Would you return the complete listing below word for word?

DATA SEGMENT >>
* * *
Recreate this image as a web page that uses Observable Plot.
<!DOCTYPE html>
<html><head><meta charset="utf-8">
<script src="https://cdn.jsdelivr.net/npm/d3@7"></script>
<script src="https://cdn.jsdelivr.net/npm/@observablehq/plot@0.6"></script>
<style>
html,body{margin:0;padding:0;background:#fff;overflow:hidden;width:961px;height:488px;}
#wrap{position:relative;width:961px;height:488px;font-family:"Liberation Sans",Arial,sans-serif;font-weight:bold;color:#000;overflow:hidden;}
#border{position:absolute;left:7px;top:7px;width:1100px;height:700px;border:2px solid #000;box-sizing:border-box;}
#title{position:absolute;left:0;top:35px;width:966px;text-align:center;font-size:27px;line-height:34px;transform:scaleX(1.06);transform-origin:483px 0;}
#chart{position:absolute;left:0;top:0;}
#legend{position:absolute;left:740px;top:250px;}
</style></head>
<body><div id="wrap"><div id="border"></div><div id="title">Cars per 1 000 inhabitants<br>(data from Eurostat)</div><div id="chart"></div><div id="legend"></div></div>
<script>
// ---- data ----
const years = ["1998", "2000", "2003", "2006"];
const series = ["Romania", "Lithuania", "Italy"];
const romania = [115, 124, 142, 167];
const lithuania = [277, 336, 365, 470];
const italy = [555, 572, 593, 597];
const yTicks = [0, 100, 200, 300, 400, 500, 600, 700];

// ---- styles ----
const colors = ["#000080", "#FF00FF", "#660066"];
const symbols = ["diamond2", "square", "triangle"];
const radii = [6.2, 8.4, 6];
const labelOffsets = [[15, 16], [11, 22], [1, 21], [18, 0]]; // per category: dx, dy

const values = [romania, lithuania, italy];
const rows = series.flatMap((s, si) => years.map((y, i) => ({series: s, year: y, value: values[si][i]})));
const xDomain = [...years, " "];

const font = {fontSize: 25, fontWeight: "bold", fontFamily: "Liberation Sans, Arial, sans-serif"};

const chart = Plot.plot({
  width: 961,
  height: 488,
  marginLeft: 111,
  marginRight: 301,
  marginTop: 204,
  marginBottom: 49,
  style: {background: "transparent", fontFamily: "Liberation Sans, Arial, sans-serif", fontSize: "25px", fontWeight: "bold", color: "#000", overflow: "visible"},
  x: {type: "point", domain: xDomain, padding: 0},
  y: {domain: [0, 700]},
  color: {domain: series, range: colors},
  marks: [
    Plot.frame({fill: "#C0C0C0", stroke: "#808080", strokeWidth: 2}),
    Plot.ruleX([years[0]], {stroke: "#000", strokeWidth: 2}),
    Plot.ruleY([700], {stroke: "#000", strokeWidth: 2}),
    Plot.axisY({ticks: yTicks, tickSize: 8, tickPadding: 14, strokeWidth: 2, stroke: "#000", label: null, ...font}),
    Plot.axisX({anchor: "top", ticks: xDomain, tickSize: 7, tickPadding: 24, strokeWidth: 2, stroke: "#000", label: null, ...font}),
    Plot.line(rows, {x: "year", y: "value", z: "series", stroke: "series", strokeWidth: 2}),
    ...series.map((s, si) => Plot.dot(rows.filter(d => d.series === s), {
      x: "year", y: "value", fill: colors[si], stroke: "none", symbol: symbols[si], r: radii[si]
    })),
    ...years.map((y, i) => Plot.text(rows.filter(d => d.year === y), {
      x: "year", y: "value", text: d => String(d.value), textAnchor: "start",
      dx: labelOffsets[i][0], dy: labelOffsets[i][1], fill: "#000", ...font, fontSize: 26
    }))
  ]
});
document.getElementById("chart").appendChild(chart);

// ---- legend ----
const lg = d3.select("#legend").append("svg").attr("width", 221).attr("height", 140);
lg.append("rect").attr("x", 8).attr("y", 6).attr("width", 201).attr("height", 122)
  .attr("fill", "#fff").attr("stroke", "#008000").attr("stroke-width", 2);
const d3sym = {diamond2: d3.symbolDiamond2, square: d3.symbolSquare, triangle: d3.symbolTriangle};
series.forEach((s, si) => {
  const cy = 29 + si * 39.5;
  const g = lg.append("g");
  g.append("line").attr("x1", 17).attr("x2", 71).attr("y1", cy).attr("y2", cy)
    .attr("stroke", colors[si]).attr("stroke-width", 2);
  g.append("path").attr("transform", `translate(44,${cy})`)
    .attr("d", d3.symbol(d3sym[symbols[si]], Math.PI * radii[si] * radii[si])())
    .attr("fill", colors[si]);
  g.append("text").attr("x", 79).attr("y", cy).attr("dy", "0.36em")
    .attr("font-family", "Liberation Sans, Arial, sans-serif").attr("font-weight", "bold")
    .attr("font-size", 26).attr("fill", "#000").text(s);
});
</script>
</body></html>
* * *
TASK RESULT >>
Recreate this image as a web page that uses Observable Plot.
<!DOCTYPE html>
<html><head><meta charset="utf-8">
<script src="https://cdn.jsdelivr.net/npm/d3@7"></script>
<script src="https://cdn.jsdelivr.net/npm/@observablehq/plot@0.6"></script>
<style>
html,body{margin:0;padding:0;background:#fff;overflow:hidden;width:961px;height:488px;}
#wrap{position:relative;width:961px;height:488px;font-family:"Liberation Sans",Arial,sans-serif;font-weight:bold;color:#000;overflow:hidden;}
#border{position:absolute;left:7px;top:7px;width:1100px;height:700px;border:2px solid #000;box-sizing:border-box;}
#title{position:absolute;left:0;top:35px;width:966px;text-align:center;font-size:27px;line-height:34px;transform:scaleX(1.06);transform-origin:483px 0;}
#chart{position:absolute;left:0;top:0;}
#legend{position:absolute;left:740px;top:250px;}
</style></head>
<body><div id="wrap"><div id="border"></div><div id="title">Cars per 1 000 inhabitants<br>(data from Eurostat)</div><div id="chart"></div><div id="legend"></div></div>
<script>
// ---- data ----
const years = ["1998", "2000", "2003", "2006"];
const series = ["Romania", "Lithuania", "Italy"];
const romania = [115, 124, 142, 167];
const lithuania = [277, 336, 365, 470];
const italy = [555, 572, 593, 597];
const yTicks = [0, 100, 200, 300, 400, 500, 600, 700];

// ---- styles ----
const colors = ["#000080", "#FF00FF", "#660066"];
const symbols = ["diamond2", "square", "triangle"];
const radii = [6.2, 8.4, 6];
const labelOffsets = [[15, 16], [11, 22], [1, 21], [18, 0]]; // per category: dx, dy

const values = [romania, lithuania, italy];
const rows = series.flatMap((s, si) => years.map((y, i) => ({series: s, year: y, value: values[si][i]})));
const xDomain = [...years, " "];

const font = {fontSize: 25, fontWeight: "bold", fontFamily: "Liberation Sans, Arial, sans-serif"};

const chart = Plot.plot({
  width: 961,
  height: 488,
  marginLeft: 111,
  marginRight: 301,
  marginTop: 204,
  marginBottom: 49,
  style: {background: "transparent", fontFamily: "Liberation Sans, Arial, sans-serif", fontSize: "25px", fontWeight: "bold", color: "#000", overflow: "visible"},
  x: {type: "point", domain: xDomain, padding: 0},
  y: {domain: [0, 700]},
  color: {domain: series, range: colors},
  marks: [
    Plot.frame({fill: "#C0C0C0", stroke: "#808080", strokeWidth: 2}),
    Plot.ruleX([years[0]], {stroke: "#000", strokeWidth: 2}),
    Plot.ruleY([700], {stroke: "#000", strokeWidth: 2}),
    Plot.axisY({ticks: yTicks, tickSize: 8, tickPadding: 14, strokeWidth: 2, stroke: "#000", label: null, ...font}),
    Plot.axisX({anchor: "top", ticks: xDomain, tickSize: 7, tickPadding: 24, strokeWidth: 2, stroke: "#000", label: null, ...font}),
    Plot.line(rows, {x: "year", y: "value", z: "series", stroke: "series", strokeWidth: 2}),
    ...series.map((s, si) => Plot.dot(rows.filter(d => d.series === s), {
      x: "year", y: "value", fill: colors[si], stroke: "none", symbol: symbols[si], r: radii[si]
    })),
    ...years.map((y, i) => Plot.text(rows.filter(d => d.year === y), {
      x: "year", y: "value", text: d => String(d.value), textAnchor: "start",
      dx: labelOffsets[i][0], dy: labelOffsets[i][1], fill: "#000", ...font, fontSize: 26
    }))
  ]
});
document.getElementById("chart").appendChild(chart);

// ---- legend ----
const lg = d3.select("#legend").append("svg").attr("width", 221).attr("height", 140);
lg.append("rect").attr("x", 8).attr("y", 6).attr("width", 201).attr("height", 122)
  .attr("fill", "#fff").attr("stroke", "#008000").attr("stroke-width", 2);
const d3sym = {diamond2: d3.symbolDiamond2, square: d3.symbolSquare, triangle: d3.symbolTriangle};
series.forEach((s, si) => {
  const cy = 29 + si * 39.5;
  const g = lg.append("g");
  g.append("line").attr("x1", 17).attr("x2", 71).attr("y1", cy).attr("y2", cy)
    .attr("stroke", colors[si]).attr("stroke-width", 2);
  g.append("path").attr("transform", `translate(44,${cy})`)
    .attr("d", d3.symbol(d3sym[symbols[si]], Math.PI * radii[si] * radii[si])())
    .attr("fill", colors[si]);
  g.append("text").attr("x", 79).attr("y", cy).attr("dy", "0.36em")
    .attr("font-family", "Liberation Sans, Arial, sans-serif").attr("font-weight", "bold")
    .attr("font-size", 26).attr("fill", "#000").text(s);
});
</script>
</body></html>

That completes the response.